Brief mentions of other information that you want students to know from the beginning, such as using a plagiarism checker for assignments, that the course includes a semester-long project, group work, or a service-learning component, or that you are offering optional live video meetings, can also be on the homepage or included in a welcome video.
Keep in mind that you can (and probably should) change your home page content after the first couple of weeks of the semester. You can keep it set to the same page and add additional updates or module recap videos at the top. Note that no matter what you set your home page to, your announcements will still be visible at the top.
Course Welcome Video
It is also very nice to have a welcome and course overview video on your homepage – especially with you on camera. As we’ve mentioned throughout, making sure your students see you physically and see that you’re a real human being is important. It’s particularly important at the beginning when they are still figuring things out and need a human touchpoint that can feel comfortable approaching with questions.
Other Welcoming Actions
Even in large classes, having a personal introduction discussion is recommended. When your enrollments top 50-60 you may want to break them down into smaller groups. It is better for students to get to know at least some others in the class rather than not have introductions at all because the course is too large to introduce themselves to everyone.
Keep in mind that students are not inherently interested in introducing themselves or reading/watching the introductions of their peers. Striking a balance between getting information that is useful to you and starting to build community is important. Think about the information that you would find useful. Would it be helpful to know who are majors in your department and who are taking the course as an elective, to know what interested them in the class or to know what they hope to learn?

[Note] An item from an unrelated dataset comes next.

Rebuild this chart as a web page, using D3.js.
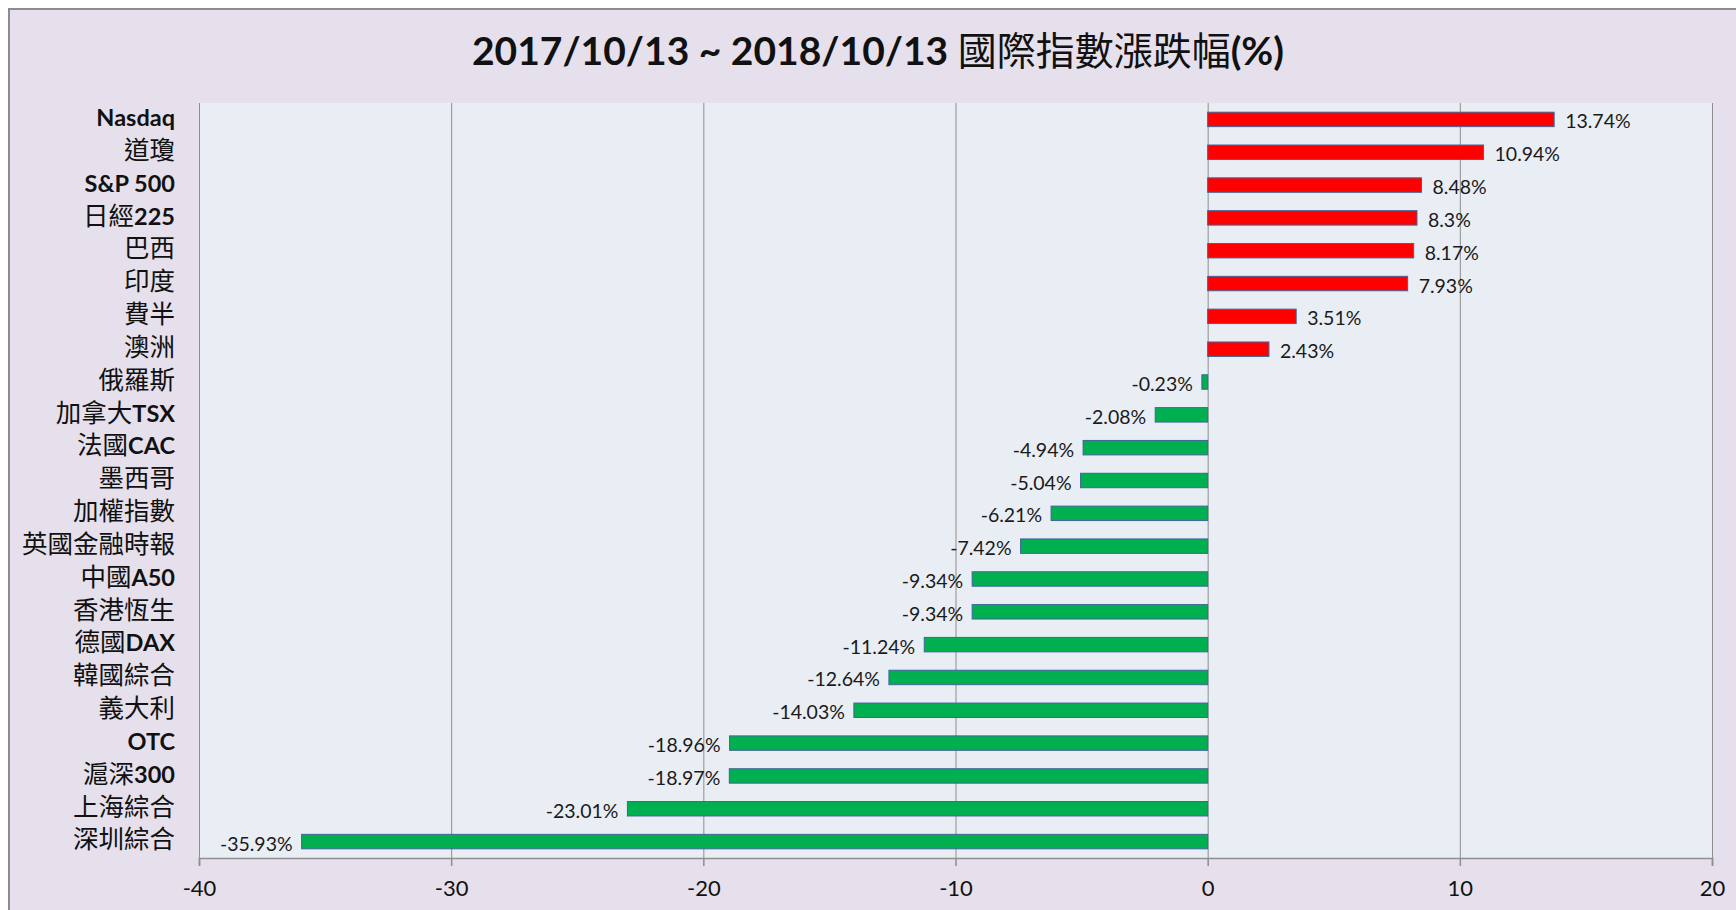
<!DOCTYPE html>
<html>
<head>
<meta charset="utf-8">
<script src="https://cdn.jsdelivr.net/npm/d3@7"></script>
<style>
  html, body { margin: 0; padding: 0; background: #fff; }
  svg { display: block; }
  .latin { font-family: Lato, "Open Sans", "Noto Sans", sans-serif; }
  .cjk { font-family: "Noto Sans CJK TC", "Noto Sans CJK SC", sans-serif; }
</style>
</head>
<body>
<div id="chart"></div>
<script>
// index names, top to bottom
var indexNames = ["Nasdaq", "道瓊", "S&P 500", "日經225", "巴西", "印度", "費半", "澳洲",
    "俄羅斯", "加拿大TSX", "法國CAC", "墨西哥", "加權指數", "英國金融時報", "中國A50",
    "香港恆生", "德國DAX", "韓國綜合", "義大利", "OTC", "滬深300", "上海綜合", "深圳綜合"];
// percent change 2017/10/13 ~ 2018/10/13
var changes = [13.74, 10.94, 8.48, 8.3, 8.17, 7.93, 3.51, 2.43,
    -0.23, -2.08, -4.94, -5.04, -6.21, -7.42, -9.34,
    -9.34, -11.24, -12.64, -14.03, -18.96, -18.97, -23.01, -35.93];
var xTicks = [-40, -30, -20, -10, 0, 10, 20];

var chartTitle = "2017/10/13 ~ 2018/10/13 國際指數漲跌幅(%)";

var W = 1736, H = 910;
var plot = { left: 199, right: 1712, top: 103, bottom: 858 };

var svg = d3.select("#chart").append("svg")
    .attr("width", W)
    .attr("height", H);

// chart area background + frame
svg.append("rect")
    .attr("x", 9).attr("y", 9)
    .attr("width", W + 10).attr("height", H + 10)
    .attr("fill", "#e5e0ec")
    .attr("stroke", "#8c8c8c")
    .attr("stroke-width", 2);

svg.append("rect")
    .attr("x", plot.left).attr("y", plot.top)
    .attr("width", plot.right - plot.left).attr("height", plot.bottom - plot.top)
    .attr("fill", "#e9edf4");

var x = d3.scaleLinear()
    .domain([-40, 20])
    .range([plot.left, plot.right]);

var y = d3.scaleBand()
    .domain(indexNames)
    .range([plot.top, plot.bottom])
    .paddingInner(0.56)
    .paddingOuter(0.28);

// vertical gridlines
svg.append("g")
    .selectAll("line")
    .data(xTicks)
    .enter().append("line")
    .attr("x1", function (d) { return x(d) + 0.5; })
    .attr("x2", function (d) { return x(d) + 0.5; })
    .attr("y1", plot.top)
    .attr("y2", plot.bottom)
    .attr("stroke", "#8e8e8e")
    .attr("stroke-width", 1);

// bottom axis
var xAxis = d3.axisBottom(x)
    .tickValues(xTicks)
    .tickSize(8)
    .tickPadding(14)
    .tickFormat(function (d) { return String(d); });

var gx = svg.append("g")
    .attr("transform", "translate(0," + plot.bottom + ")")
    .call(xAxis);
gx.select(".domain").attr("stroke", "#8e8e8e").attr("stroke-width", 1.5);
gx.selectAll(".tick line").attr("stroke", "#8e8e8e").attr("stroke-width", 1.5);
gx.selectAll(".tick text")
    .attr("class", "latin")
    .attr("font-size", 22)
    .attr("fill", "#111");
gx.attr("font-family", null);

// bars
svg.append("g")
    .selectAll("rect")
    .data(indexNames)
    .enter().append("rect")
    .attr("x", function (d, i) { return x(Math.min(0, changes[i])); })
    .attr("y", function (d) { return y(d); })
    .attr("width", function (d, i) { return Math.abs(x(changes[i]) - x(0)); })
    .attr("height", y.bandwidth())
    .attr("fill", function (d, i) { return changes[i] >= 0 ? "#ff0000" : "#00b050"; })
    .attr("stroke", "#41649c")
    .attr("stroke-width", 1);

// value labels
svg.append("g")
    .selectAll("text")
    .data(indexNames)
    .enter().append("text")
    .attr("class", "latin")
    .attr("x", function (d, i) {
        return changes[i] >= 0 ? x(changes[i]) + 11 : x(changes[i]) - 9;
    })
    .attr("y", function (d) { return y(d) + y.bandwidth() / 2 + 2; })
    .attr("dy", "0.36em")
    .attr("text-anchor", function (d, i) { return changes[i] >= 0 ? "start" : "end"; })
    .attr("font-size", 19.5)
    .attr("fill", "#1a1a1a")
    .text(function (d, i) { return changes[i] + "%"; });

// category labels: latin parts bold, CJK parts regular
var cat = svg.append("g")
    .selectAll("text")
    .data(indexNames)
    .enter().append("text")
    .attr("x", 175)
    .attr("y", function (d) { return y(d) + y.bandwidth() / 2 + 1; })
    .attr("dy", "0.36em")
    .attr("text-anchor", "end")
    .attr("fill", "#111");

cat.each(function (d) {
    var parts = d.match(/[\u3000-\u9fff]+|[^\u3000-\u9fff]+/g);
    var t = d3.select(this);
    parts.forEach(function (p) {
        var cjk = /[\u3000-\u9fff]/.test(p);
        t.append("tspan")
            .attr("class", cjk ? "cjk" : "latin")
            .attr("font-size", cjk ? 25.5 : 23.5)
            .attr("font-weight", cjk ? 400 : 700)
            .text(p);
    });
});

// title
var title = svg.append("text")
    .attr("x", 878)
    .attr("y", 65)
    .attr("text-anchor", "middle")
    .attr("fill", "#111");
chartTitle.match(/[\u3000-\u9fff]+|[^\u3000-\u9fff]+/g).forEach(function (p) {
    var cjk = /[\u3000-\u9fff]/.test(p);
    title.append("tspan")
        .attr("class", cjk ? "cjk" : "latin")
        .attr("font-size", cjk ? 39 : 39)
        .attr("font-weight", cjk ? 400 : 700)
        .text(p);
});
</script>
</body>
</html>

The standard “something interesting or unusual about yourself” question, may look frivolous, but it is a good way for students to connect to each other. Other options for online icebreakers include
- posting a meme that they feel represents themselves or portrays something they would want other potential teammates to know about them if you’re having them form their own groups or pairs,
- sharing a picture of a favorite thing or place and a sentence about it,
- sharing two truths and a lie and then having other students guess the lie,
- asking any sort of preference question that could generate groups for later activities such as
- what type of animal would you be and why (asking them to share a picture of a baby version of the animal will increase interest in the discussion)
- what type of candy would you be and why (sort into chocolate, fruit-flavored, hard candies, etc.)
- what superhero power would you have and why (sort into motion powers (speed, flight, etc), control powers (fire, weather, telekinesis, etc.), mutation powers (grow, shrink, stretch, invisibility, etc.), etc.)
- favorite food with a link to a recipe or restaurant and why they like it
Finding something in common is easier done in casual hallway conversation before class or on break. Providing a place for that social presence to begin online is helpful. Do be careful when asking introduction questions to make sure you are not asking things that students may be uncomfortable saying in public (like age) or that are irrelevant in a course where students are geographically dispersed (like where they went to high school).
Chapter Questions
- How does designing an online course differ from designing a traditional, face-to-face course?
- Describe the process of structuring an online course in weeks or modules.
- Explain why a well-organized course homepage (or START HERE page) is crucial in online courses. What information should it include?
- Explain what you would do as an instructor to ensure a successful start in your online course. Be specific.
- Illustrate how you could use a course welcome video.
- Design an introduction discussion for a course you are (or will be) teaching.